Yanowsky’s Static Undertones reminds me of a teenage friend who lived in a room filled with oscilloscopes. Wave patterns form and fall away and reform on a back screen. All the dancers are exciting, but two couples emerge: Ben Rose and Charlotte Junge, and Eric Stith and Michaela King. Rose and Junge wind in and out making the space between them into a mobius strip. King passes a shock through her body to Stith who is electrified. The stage clears and he performs a solo in honor of wave oscillations.
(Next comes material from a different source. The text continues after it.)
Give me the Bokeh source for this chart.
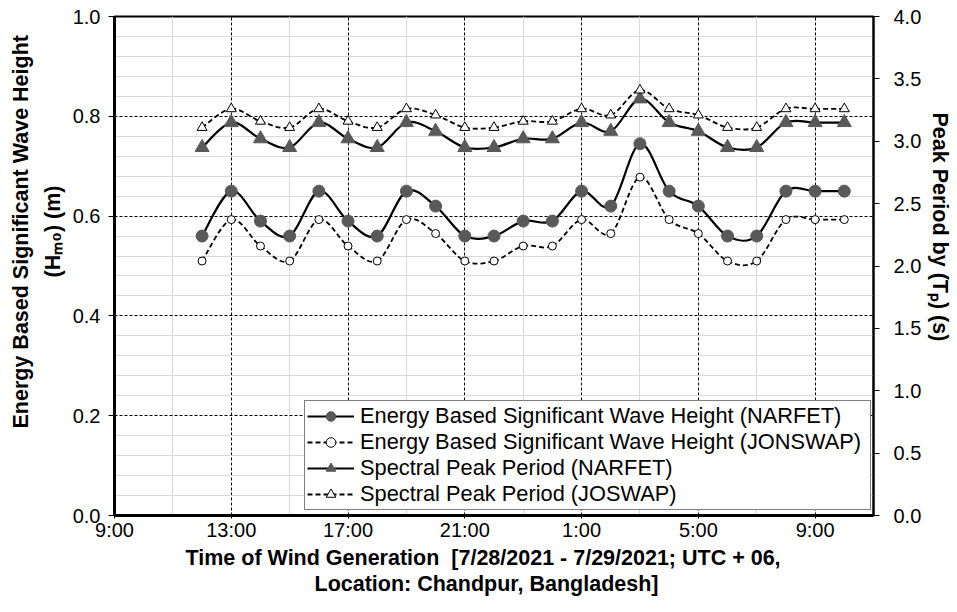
from bokeh.plotting import figure
from bokeh.models import (Range1d, LinearAxis, FixedTicker, Legend, LegendItem,
                          ColumnDataSource, NumeralTickFormatter, Title)
from bokeh.embed import file_html
from bokeh.resources import INLINE

# ---------------- data ----------------
times = ["12:00", "13:00", "14:00", "15:00", "16:00", "17:00", "18:00", "19:00", "20:00",
         "21:00", "22:00", "23:00", "0:00", "1:00", "2:00", "3:00", "4:00", "5:00", "6:00",
         "7:00", "8:00", "9:00", "10:00"]
hm0_narfet = [0.56, 0.65, 0.59, 0.56, 0.65, 0.59, 0.56, 0.65, 0.62, 0.56, 0.56, 0.59,
              0.59, 0.65, 0.62, 0.745, 0.65, 0.62, 0.56, 0.56, 0.65, 0.65, 0.65]
hm0_jonswap = [0.51, 0.593, 0.54, 0.51, 0.593, 0.54, 0.51, 0.593, 0.565, 0.51, 0.51, 0.54,
               0.54, 0.593, 0.565, 0.678, 0.593, 0.565, 0.51, 0.51, 0.593, 0.593, 0.593]
tp_narfet = [2.95, 3.15, 3.02, 2.95, 3.15, 3.02, 2.95, 3.15, 3.08, 2.95, 2.95, 3.02,
             3.02, 3.15, 3.08, 3.34, 3.15, 3.08, 2.95, 2.95, 3.15, 3.15, 3.15]
tp_joswap = [3.11, 3.26, 3.16, 3.11, 3.26, 3.16, 3.11, 3.26, 3.21, 3.11, 3.11, 3.16,
             3.16, 3.26, 3.21, 3.41, 3.26, 3.21, 3.11, 3.11, 3.26, 3.26, 3.26]
x_tick_hours = [9, 13, 17, 21, 25, 29, 33]
x_tick_labels = ["9:00", "13:00", "17:00", "21:00", "1:00", "5:00", "9:00"]
left_ticks = [0.0, 0.2, 0.4, 0.6, 0.8, 1.0]
right_ticks = [0.0, 0.5, 1.0, 1.5, 2.0, 2.5, 3.0, 3.5, 4.0]
legend_labels = ["Energy Based Significant Wave Height (NARFET)",
                 "Energy Based Significant Wave Height (JONSWAP)",
                 "Spectral Peak Period (NARFET)",
                 "Spectral Peak Period (JOSWAP)"]
left_title = ["Energy Based Significant Wave Height", "(H\u2098\u2080) (m)"]
right_title = "Peak Period by (T\u209a) (s)"
bottom_title = ["Time of Wind Generation\u00a0 [7/28/2021 - 7/29/2021; UTC + 06,",
                "Location: Chandpur, Bangladesh]"]


def to_hours(t):
    h, m = t.split(":")
    h = int(h) + int(m) / 60.0
    return h + 24 if h < 12 else h


hours = [to_hours(t) for t in times]

FONT = "Liberation Sans"
GRAY = "#595959"

p = figure(frame_width=759, frame_height=499,
           x_range=Range1d(9, 35), y_range=Range1d(0, 1),
           output_backend="svg", toolbar_location=None,
           min_border_left=114, min_border_right=84, min_border_top=16, min_border_bottom=97,
           background_fill_color="white", border_fill_color="white")
p.extra_y_ranges = {"right": Range1d(0, 4)}

p.outline_line_color = "black"
p.outline_line_width = 2

# grids
minor_y = [round(0.04 * k, 2) for k in range(1, 25) if k % 5 != 0]
p.ygrid.ticker = FixedTicker(ticks=left_ticks[1:-1], minor_ticks=minor_y)
p.xgrid.ticker = FixedTicker(ticks=x_tick_hours[1:], minor_ticks=[11, 15, 19, 23, 27, 31])
for g in (p.xgrid, p.ygrid):
    g.grid_line_color = "black"
    g.grid_line_width = 1
    g.grid_line_dash = "3 2"
    g.minor_grid_line_color = "#d9d9d9"
    g.minor_grid_line_width = 1


def style_axis(ax, lw):
    ax.axis_line_color = "black"
    ax.axis_line_width = lw
    ax.major_tick_line_color = "black"
    ax.major_tick_in = 0
    ax.minor_tick_line_color = None
    ax.major_label_text_font = FONT
    ax.major_label_text_font_size = "20px"
    ax.major_label_text_color = "black"
    ax.axis_label = None


p.yaxis.ticker = FixedTicker(ticks=left_ticks)
p.yaxis.formatter = NumeralTickFormatter(format="0.0")
style_axis(p.yaxis[0], 3)
p.yaxis.major_tick_out = 6
p.yaxis.major_label_standoff = 8

p.xaxis.ticker = FixedTicker(ticks=x_tick_hours)
p.xaxis.major_label_overrides = {h: l for h, l in zip(x_tick_hours, x_tick_labels)}
style_axis(p.xaxis[0], 3)
p.xaxis.major_tick_out = 3
p.xaxis.major_label_standoff = 0

ry = LinearAxis(y_range_name="right", ticker=FixedTicker(ticks=right_ticks),
                formatter=NumeralTickFormatter(format="0.0"))
style_axis(ry, 2)
ry.major_tick_out = 6
ry.major_label_standoff = 14
p.add_layout(ry, "right")


# smoothed (Excel-style) curves drawn as bezier segments through the data points
def bezier_source(xs, ys):
    n = len(xs)
    d = {k: [] for k in ("x0", "y0", "x1", "y1", "cx0", "cy0", "cx1", "cy1")}
    for i in range(n - 1):
        a = max(i - 1, 0)
        b = min(i + 2, n - 1)
        d["x0"].append(xs[i]); d["y0"].append(ys[i])
        d["x1"].append(xs[i + 1]); d["y1"].append(ys[i + 1])
        d["cx0"].append(xs[i] + (xs[i + 1] - xs[a]) / 6.0)
        d["cy0"].append(ys[i] + (ys[i + 1] - ys[a]) / 6.0)
        d["cx1"].append(xs[i + 1] - (xs[b] - xs[i]) / 6.0)
        d["cy1"].append(ys[i + 1] - (ys[b] - ys[i]) / 6.0)
    return ColumnDataSource(d)


series = [
    (hm0_narfet, "default", "solid", "circle", 12, GRAY, GRAY, 2.2),
    (hm0_jonswap, "default", "5 3", "circle", 8, "white", "black", 1.8),
    (tp_narfet, "right", "solid", "triangle", 14, GRAY, GRAY, 2.2),
    (tp_joswap, "right", "5 3", "triangle", 10, "white", "black", 1.8),
]

items = []
for (ys, rng, dash, marker, size, fill, mline, lw), lab in zip(series, legend_labels):
    p.bezier(x0="x0", y0="y0", x1="x1", y1="y1", cx0="cx0", cy0="cy0", cx1="cx1", cy1="cy1",
             source=bezier_source(hours, ys), line_color="black", line_width=lw,
             line_dash=dash, y_range_name=rng)
    proxy = p.line(hours, ys, line_color="black", line_width=lw, line_dash=dash,
                   y_range_name=rng, visible=False)
    sc = p.scatter(hours, ys, marker=marker, size=size, fill_color=fill,
                   line_color=mline, line_width=1, y_range_name=rng)
    items.append(LegendItem(label=lab, renderers=[proxy, sc]))

legend = Legend(items=items, location=(190, 5), label_text_font=FONT,
                label_text_font_size="21.8px", label_text_color="black",
                glyph_width=47, glyph_height=24, label_height=24, label_width=508,
                label_standoff=6, padding=2, spacing=0, margin=0,
                border_line_color="black", border_line_width=1,
                background_fill_color="white", background_fill_alpha=1)
p.add_layout(legend)


def title(text, side, offset, standoff):
    p.add_layout(Title(text=text, align="left", offset=offset, standoff=standoff,
                       text_font=FONT, text_font_size="21.5px", text_font_style="bold",
                       text_color="black"), side)


# left: second line nearest the axis, then first line
title(left_title[1], "left", 238, 10)
title(left_title[0], "left", 87, 2)
# right
title(right_title, "right", 96, 6)
# bottom
title(bottom_title[0], "below", 71, 0)
title(bottom_title[1], "below", 200, 0)

open("out.html", "w").write(file_html(p, INLINE))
Dancers incorporate references to hip hop: sliding onstage, balancing on their hands and kicking up their heels, becoming animated robots. When they form groups their movements have a hypnotic precision. Even as the music crescendos, building to chaos, the dancers order and reorder like electrons knocking themselves free and then reattaching. Matter finds order in a disorderly universe.
“Rock the Ballet” is an endlessly inventive dance mix of classical, modern, hip hop, swing and chorus line, leavened with a sense of humor and accompanied in part by great live music.
Performances of “Rock the Ballet” continue Oct. 11 at 2 p.m. and 7 p.m., and Oct. 12 at 2 p.m. at the Starlight Theater in the MYArts building, 1055 E. Mifflin St.